DATA SECTION.
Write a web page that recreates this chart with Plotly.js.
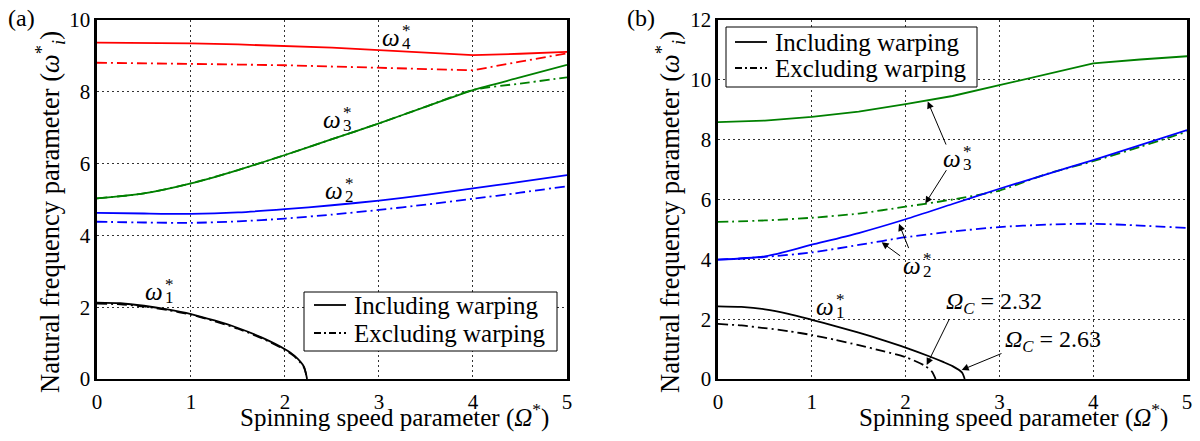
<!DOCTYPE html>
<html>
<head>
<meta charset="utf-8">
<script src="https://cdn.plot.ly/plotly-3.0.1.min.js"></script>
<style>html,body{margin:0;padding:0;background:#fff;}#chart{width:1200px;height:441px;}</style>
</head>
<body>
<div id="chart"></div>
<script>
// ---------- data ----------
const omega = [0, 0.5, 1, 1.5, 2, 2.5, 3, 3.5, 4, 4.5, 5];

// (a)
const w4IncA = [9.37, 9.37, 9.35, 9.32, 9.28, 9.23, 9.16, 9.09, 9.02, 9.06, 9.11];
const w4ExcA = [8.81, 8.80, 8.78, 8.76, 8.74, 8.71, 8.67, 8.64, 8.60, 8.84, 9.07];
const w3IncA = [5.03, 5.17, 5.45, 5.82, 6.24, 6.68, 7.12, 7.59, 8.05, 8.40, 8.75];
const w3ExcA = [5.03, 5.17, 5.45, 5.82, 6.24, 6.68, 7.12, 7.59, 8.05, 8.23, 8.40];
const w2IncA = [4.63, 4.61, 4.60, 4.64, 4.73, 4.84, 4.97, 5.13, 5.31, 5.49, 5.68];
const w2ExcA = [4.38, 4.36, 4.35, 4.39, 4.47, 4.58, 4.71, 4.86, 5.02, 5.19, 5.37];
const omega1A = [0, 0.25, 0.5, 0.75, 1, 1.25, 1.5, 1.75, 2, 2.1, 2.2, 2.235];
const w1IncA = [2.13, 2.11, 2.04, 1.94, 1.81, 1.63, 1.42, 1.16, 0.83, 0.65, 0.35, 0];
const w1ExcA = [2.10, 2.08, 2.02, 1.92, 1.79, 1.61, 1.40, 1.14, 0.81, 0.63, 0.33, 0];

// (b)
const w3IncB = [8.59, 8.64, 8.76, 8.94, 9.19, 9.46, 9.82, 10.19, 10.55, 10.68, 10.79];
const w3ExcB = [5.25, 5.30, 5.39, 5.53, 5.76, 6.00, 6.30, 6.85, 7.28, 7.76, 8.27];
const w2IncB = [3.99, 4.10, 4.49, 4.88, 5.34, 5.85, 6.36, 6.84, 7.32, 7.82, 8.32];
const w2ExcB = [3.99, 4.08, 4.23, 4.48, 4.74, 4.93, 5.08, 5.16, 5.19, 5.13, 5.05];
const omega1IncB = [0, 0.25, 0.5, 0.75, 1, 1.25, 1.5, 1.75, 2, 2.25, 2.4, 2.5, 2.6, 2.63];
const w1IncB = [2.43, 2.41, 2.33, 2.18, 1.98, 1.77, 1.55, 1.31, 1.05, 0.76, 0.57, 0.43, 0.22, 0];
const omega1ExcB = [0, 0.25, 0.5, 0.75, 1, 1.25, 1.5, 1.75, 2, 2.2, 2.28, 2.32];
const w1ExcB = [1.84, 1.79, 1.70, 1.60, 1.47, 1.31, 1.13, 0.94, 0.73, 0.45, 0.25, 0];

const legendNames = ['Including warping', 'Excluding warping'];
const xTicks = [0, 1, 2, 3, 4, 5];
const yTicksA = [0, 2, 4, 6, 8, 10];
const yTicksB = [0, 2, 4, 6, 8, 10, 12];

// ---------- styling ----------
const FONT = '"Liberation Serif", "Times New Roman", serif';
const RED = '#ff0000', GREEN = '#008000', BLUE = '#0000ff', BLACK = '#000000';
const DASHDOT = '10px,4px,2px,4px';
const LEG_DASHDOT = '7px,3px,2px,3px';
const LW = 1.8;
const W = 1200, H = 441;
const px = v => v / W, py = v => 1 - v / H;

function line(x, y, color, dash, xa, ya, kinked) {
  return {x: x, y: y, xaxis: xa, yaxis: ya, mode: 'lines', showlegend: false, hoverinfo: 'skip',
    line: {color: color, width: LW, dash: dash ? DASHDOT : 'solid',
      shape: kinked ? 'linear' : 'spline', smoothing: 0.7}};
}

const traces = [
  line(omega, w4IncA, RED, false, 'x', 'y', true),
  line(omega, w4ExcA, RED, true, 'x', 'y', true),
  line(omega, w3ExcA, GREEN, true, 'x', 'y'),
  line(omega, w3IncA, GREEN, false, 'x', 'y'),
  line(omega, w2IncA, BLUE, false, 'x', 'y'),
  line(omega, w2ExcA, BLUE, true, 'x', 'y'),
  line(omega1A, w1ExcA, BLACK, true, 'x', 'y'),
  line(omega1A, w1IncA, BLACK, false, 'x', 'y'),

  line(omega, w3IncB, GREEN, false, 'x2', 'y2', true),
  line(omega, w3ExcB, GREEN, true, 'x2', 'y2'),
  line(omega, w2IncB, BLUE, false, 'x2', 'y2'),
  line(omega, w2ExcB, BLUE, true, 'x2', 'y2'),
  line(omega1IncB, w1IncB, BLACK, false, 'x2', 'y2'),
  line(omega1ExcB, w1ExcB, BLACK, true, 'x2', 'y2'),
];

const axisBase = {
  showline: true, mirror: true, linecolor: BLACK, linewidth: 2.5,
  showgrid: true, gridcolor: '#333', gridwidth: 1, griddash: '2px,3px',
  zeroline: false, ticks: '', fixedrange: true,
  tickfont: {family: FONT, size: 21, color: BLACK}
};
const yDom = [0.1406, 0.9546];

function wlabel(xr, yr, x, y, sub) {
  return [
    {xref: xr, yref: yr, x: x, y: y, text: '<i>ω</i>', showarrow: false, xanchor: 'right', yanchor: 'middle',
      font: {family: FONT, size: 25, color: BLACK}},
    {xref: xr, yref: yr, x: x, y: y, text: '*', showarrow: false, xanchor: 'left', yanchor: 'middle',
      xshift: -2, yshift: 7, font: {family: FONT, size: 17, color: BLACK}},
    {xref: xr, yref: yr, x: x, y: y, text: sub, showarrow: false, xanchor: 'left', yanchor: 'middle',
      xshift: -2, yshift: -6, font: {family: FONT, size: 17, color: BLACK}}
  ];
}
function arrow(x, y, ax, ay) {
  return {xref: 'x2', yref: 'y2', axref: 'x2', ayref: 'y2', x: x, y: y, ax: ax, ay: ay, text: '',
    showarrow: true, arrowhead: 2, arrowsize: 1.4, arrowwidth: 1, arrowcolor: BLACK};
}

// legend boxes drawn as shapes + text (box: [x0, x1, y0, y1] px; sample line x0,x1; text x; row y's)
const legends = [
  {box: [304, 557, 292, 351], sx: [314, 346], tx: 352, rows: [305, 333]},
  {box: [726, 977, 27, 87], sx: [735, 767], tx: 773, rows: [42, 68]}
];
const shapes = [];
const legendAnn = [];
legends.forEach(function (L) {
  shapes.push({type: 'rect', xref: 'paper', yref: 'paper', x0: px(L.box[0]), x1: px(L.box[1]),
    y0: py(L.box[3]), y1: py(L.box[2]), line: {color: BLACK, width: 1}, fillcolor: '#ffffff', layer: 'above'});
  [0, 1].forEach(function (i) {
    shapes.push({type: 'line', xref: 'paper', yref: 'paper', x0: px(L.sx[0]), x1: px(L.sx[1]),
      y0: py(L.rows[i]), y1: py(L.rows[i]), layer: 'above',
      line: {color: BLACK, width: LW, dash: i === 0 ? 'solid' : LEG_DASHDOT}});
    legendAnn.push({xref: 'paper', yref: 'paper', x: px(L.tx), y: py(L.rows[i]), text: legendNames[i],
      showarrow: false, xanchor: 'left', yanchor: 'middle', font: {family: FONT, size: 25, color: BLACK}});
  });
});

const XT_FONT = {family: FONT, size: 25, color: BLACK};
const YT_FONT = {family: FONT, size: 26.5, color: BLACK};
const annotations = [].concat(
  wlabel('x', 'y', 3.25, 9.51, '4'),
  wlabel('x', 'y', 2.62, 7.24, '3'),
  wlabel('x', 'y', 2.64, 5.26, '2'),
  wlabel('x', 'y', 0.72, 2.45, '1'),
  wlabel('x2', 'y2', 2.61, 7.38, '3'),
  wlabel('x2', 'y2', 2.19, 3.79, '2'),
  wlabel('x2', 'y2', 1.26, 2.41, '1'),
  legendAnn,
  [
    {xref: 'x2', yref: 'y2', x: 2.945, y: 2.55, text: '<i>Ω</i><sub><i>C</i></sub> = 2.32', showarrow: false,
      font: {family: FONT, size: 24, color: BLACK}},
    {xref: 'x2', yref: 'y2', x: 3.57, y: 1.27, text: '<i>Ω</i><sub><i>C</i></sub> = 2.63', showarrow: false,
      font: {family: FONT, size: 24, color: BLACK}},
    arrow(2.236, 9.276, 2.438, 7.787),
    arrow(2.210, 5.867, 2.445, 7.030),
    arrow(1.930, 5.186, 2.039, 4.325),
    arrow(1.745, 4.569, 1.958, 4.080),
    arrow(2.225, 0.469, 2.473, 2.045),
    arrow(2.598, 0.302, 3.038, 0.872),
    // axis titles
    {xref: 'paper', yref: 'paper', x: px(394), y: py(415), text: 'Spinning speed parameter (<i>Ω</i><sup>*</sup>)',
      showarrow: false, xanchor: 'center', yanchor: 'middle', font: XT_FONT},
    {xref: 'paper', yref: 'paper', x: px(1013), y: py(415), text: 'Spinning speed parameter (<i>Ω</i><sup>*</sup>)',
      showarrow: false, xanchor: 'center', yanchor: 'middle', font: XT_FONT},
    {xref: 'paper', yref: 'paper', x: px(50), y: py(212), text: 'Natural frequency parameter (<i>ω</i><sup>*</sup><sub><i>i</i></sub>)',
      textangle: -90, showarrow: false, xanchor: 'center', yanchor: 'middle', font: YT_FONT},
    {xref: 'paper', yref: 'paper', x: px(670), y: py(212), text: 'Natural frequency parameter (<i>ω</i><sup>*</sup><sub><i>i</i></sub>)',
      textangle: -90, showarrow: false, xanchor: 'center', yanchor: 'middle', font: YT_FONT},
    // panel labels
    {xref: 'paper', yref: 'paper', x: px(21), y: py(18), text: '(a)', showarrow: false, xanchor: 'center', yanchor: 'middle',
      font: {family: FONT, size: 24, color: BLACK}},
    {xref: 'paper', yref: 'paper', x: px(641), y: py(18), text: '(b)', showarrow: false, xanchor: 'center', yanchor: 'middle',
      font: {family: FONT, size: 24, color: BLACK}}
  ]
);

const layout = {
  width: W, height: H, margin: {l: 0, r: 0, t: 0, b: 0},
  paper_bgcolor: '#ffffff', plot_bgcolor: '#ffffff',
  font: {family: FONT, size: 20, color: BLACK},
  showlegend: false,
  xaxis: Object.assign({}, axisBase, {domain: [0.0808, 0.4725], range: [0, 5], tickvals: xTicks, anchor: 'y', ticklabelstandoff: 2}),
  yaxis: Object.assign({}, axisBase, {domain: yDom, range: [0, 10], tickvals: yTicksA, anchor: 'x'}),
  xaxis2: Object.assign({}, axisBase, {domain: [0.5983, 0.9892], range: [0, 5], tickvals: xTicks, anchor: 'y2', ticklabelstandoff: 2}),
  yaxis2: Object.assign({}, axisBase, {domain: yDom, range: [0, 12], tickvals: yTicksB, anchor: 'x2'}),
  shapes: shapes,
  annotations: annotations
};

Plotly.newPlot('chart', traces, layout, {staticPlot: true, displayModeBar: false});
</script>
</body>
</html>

EXERCISE AIM. Your answer should be a single number: the count of lines in the material above that contain "chart".

ANSWER FOR THIS EXERCISE. 4